Now that both chambers of the U.S. Congress have passed their respective healthcare bills, the question was how they would proceed to reconcile the two versions. Earlier this week, we got our answer: There would not be a formal conference committee, but rather, the chambers would resort to "ping-pong" sending the bills back and forth between the chambers until both have passed an idential version. The reasoning behind their move is quite transparent. According to Politico:

On the Senate side, it avoids three separate votes that would require 60 members to cut off debate. On the House side, it avoids amendments, denies Republicans a vote to effectively block the bill and avoids earmark transparency and 72-hour layover rules, according to a memo put out by Rep. David Dreier, the Ranking Republican on the House Rules Committee.

What is not transparent, is the actual process.
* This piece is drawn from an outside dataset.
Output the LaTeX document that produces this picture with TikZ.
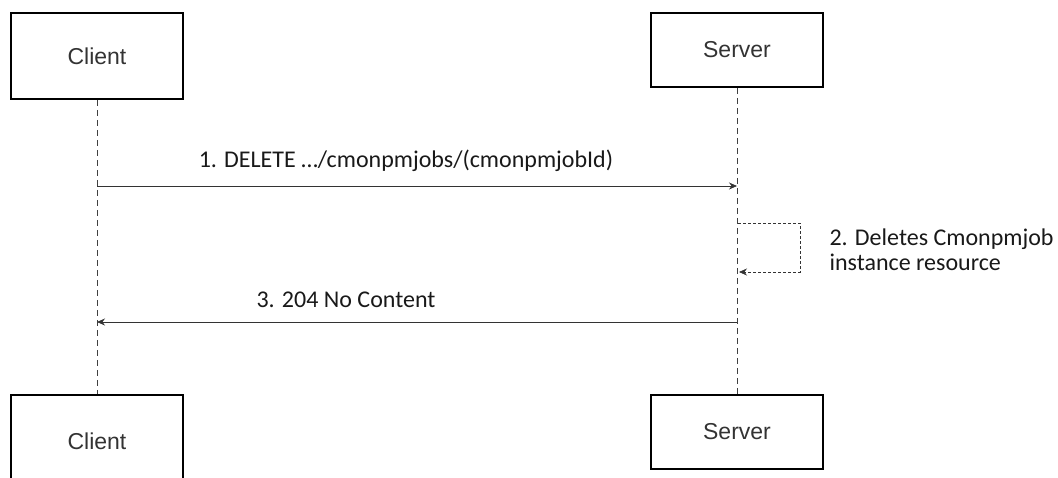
\documentclass[tikz,border=0pt]{standalone}
\usepackage{fontspec}
\setmainfont{Liberation Sans}
\newfontfamily\msgfont{Carlito}
\usetikzlibrary{arrows.meta,positioning,calc}

\begin{document}
\begin{tikzpicture}[x=1pt, y=-1pt,
    actor/.style={draw, line width=1.6pt, minimum width=172pt, align=center, text=black!80, font=\fontsize{23}{26}\selectfont},
    lifeline/.style={dash pattern=on 6pt off 4pt, line width=0.8pt, draw=black!75},
    msg/.style={-{Stealth[length=8pt,width=7pt]}, line width=0.8pt, draw=black!80},
    selfmsg/.style={-{Stealth[length=8pt,width=7pt]}, densely dashed, line width=0.7pt, draw=black!80},
    msglabel/.style={anchor=base, font=\msgfont\fontsize{24}{26}\selectfont, text=black!90}]
\useasboundingbox (0,0) rectangle (1058,477);

\node[actor, minimum height=86pt](ct) at (97,56) {Client};
\node[actor, minimum height=74pt](st) at (737,50) {Server};
\node[actor, minimum height=92pt](cb) at (97,441) {Client};
\node[actor, minimum height=74pt](sb) at (737,432) {Server};

\draw[lifeline] (ct) -- (cb);
\draw[lifeline] (st) -- (sb);

% 1. request
\coordinate(m1c) at (97,186);
\coordinate(m1s) at (737,186);
\node[msglabel](l1) at (406,167) {1. DELETE …/cmonpmjobs/(cmonpmjobId)};
\draw[msg] (m1c) -- (m1s);

% 2. self message
\coordinate(m2a) at (738,223);
\coordinate(m2b) at (800,223);
\coordinate(m2c) at (800,272);
\coordinate(m2d) at (739,272);
\node[msglabel, anchor=base west](l2) at (826,245) {2. Deletes Cmonpmjob};
\node[msglabel, anchor=base west](l2b) at (826,270) {instance resource};
\draw[selfmsg] (m2a) -- (m2b) -- (m2c) -- (m2d);

% 3. response
\coordinate(m3s) at (737,322);
\coordinate(m3c) at (97,322);
\node[msglabel](l3) at (346,307) {3. 204 No Content};
\draw[msg] (m3s) -- (m3c);
\end{tikzpicture}
\end{document}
Negotiations are now being held behind closed door, against all the promises made by President Obama and Congressional Democrats that taxpayers would be privy to the negotiations. 

C-SPAN has taken issue with the secrecy, and has requested that their cameras be granted access to all important negotiations. CFA and ATR have also sent a letter to Congress urging leadership to allow C-SPAN to broadcast  these important deliberations into America’s living rooms. After all, this was supposed to be the "most honest, most open, and most ethical Congress," according to Nancy Pelosi.  A petition drive is also underway.

However, the same Nancy Pelosi who so solenmly proclaimed this new open Congress is now laughing at the request that TV cameras be allowed into the negotiation rooms, claiming that there has never been a more open process.

House GOP Leader John Boehner is right when he says:

”Let’s be clear: skipping a real, open Conference would shut out the American people and break one of President Obama’s signature campaign promises.  It would be a disgrace – to the Democratic Leaders if they do it, and to the President who broke his word.  That’s no laughing matter.”